Hell of an Improvement?

Damnation Upgrade

Projects Proposed

Hell needs an upgrade.

For years the default Final Destination has been damned stubborn about sticking with the eternal punishments outlined by Dante in the Inferno – boiling blood, whip-cracking demons and such.

Sinners, on the other hand, have embraced and even pioneered new technologies that put sin as far ahead of punishment as bankers collecting bonuses after bailouts. Since Dante hasn’t written anything in years, here are suggestions for new sections of Hell and those who should populate them.

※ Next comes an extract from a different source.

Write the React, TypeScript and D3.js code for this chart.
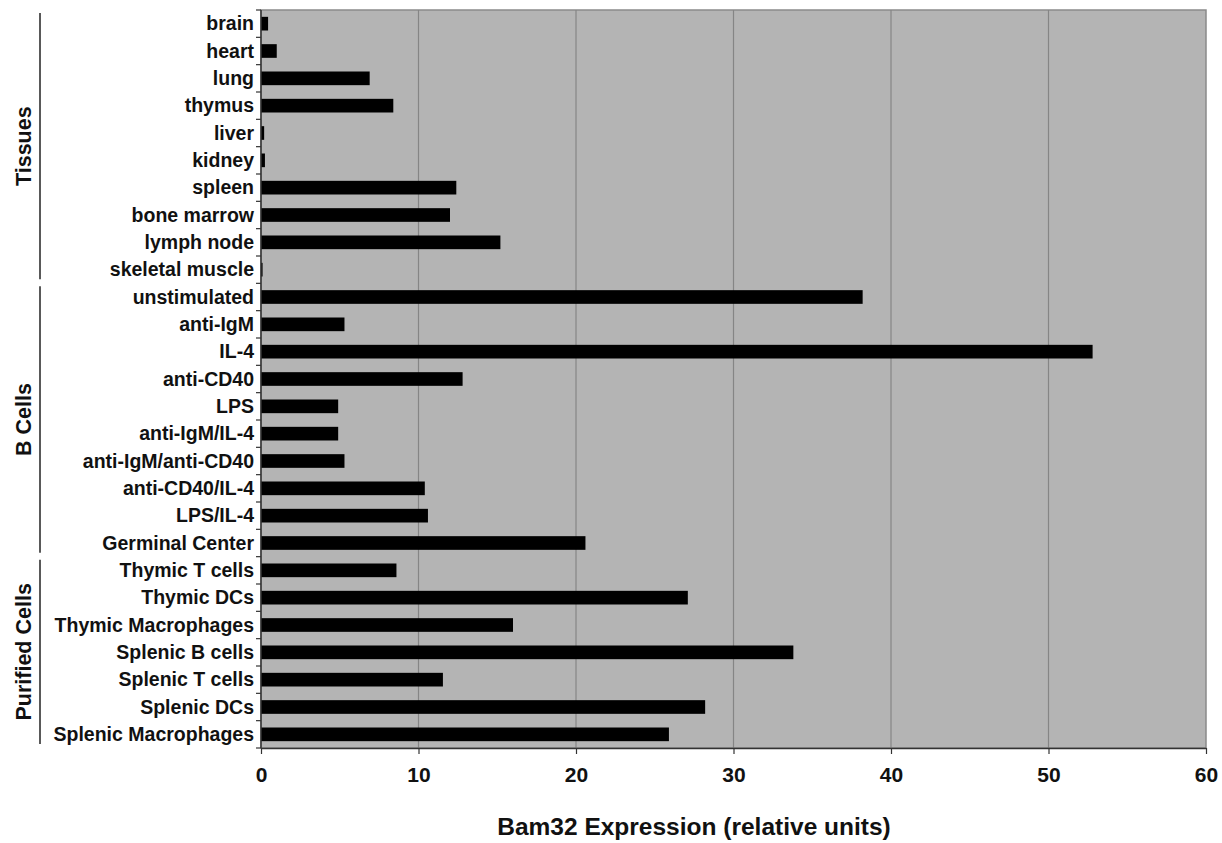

To Repeat These Choices, Press Star would be the section of flaming Hell reserved for those who bought, designed, installed or maintained the menu-driven answering services that so effectively keep service centers service-free. Sinners would be issued cell phones with calling areas the size of lobbyist integrity and battery life equal to Congressional nonpartisanship. While flames barbequed them, sinners would have to navigate the menu-driven system until they reached a demon operator, who would tell them that Hell’s offices were closed but that they could try again tomorrow.

***

And then I said would be a Hell of eternal darkness, where sinners would try to find escape by following echoes of the intimate details they spouted on cell phones to annoy others on public transportation. They would also be surrounded by demons roaring into other cell phones as though speech and transmission volume were the same. When not bellowing, demons would inflict the torments wished by anyone who sat next to the sinners on the 5:22 to Morristown.

***

Next! Would be a Hell reserved for those who see that the left lane will be closed in two miles and so zip ahead in that lane until they clog the right lane by trying to cut in. They would be placed in right-lane-only cast-iron cars that grew one degree centigrade hotter every minute stuck in eternal traffic.

***

Say what? Would be a Hell reserved for those who played their personal music devices so loudly that anyone within five feet risked deafness. Those devices would be permanently implanted and set to play whatever tunes the sinner most hated. “Greatest Polka Hits” would serenade rock lovers, while tonal dog barks on “Jingle Bells” entertained jazz aficionados.

***

Prove It! Would be a Hell reserved for the conspiracy junkies who clogged public discourse with every whacko theory imaginable. Sinners would twirl in a whirlwind of superheated charge and countercharge, able to escape only when they were able to grab and hold on to a rare Passing Fact and keep it from being destroyed by a fellow sinner.

***

Health Care would be a Hell reserved for those who fought universal health care. They would endure every disease, pain and suffering their opposition caused others to endure, their only comfort being that the suffering was not rationed and that they were free to move from one suffering to another.

***

Downsizing would be a Hell for those who shed employees to inflate profit margins and their bonuses. They would spend eternity having all bodily orifices downsized while demons busily stuffed them with upsizing layoff notices written on razors.

***

Finally, Deadline would be that section of Hell reserved for journalists who would write in a perpetual August where the only matters of note would be fun, family and friends. It would be excruciating, having to say something when there’s nothing much to say. Most, however, would sink to the occasion.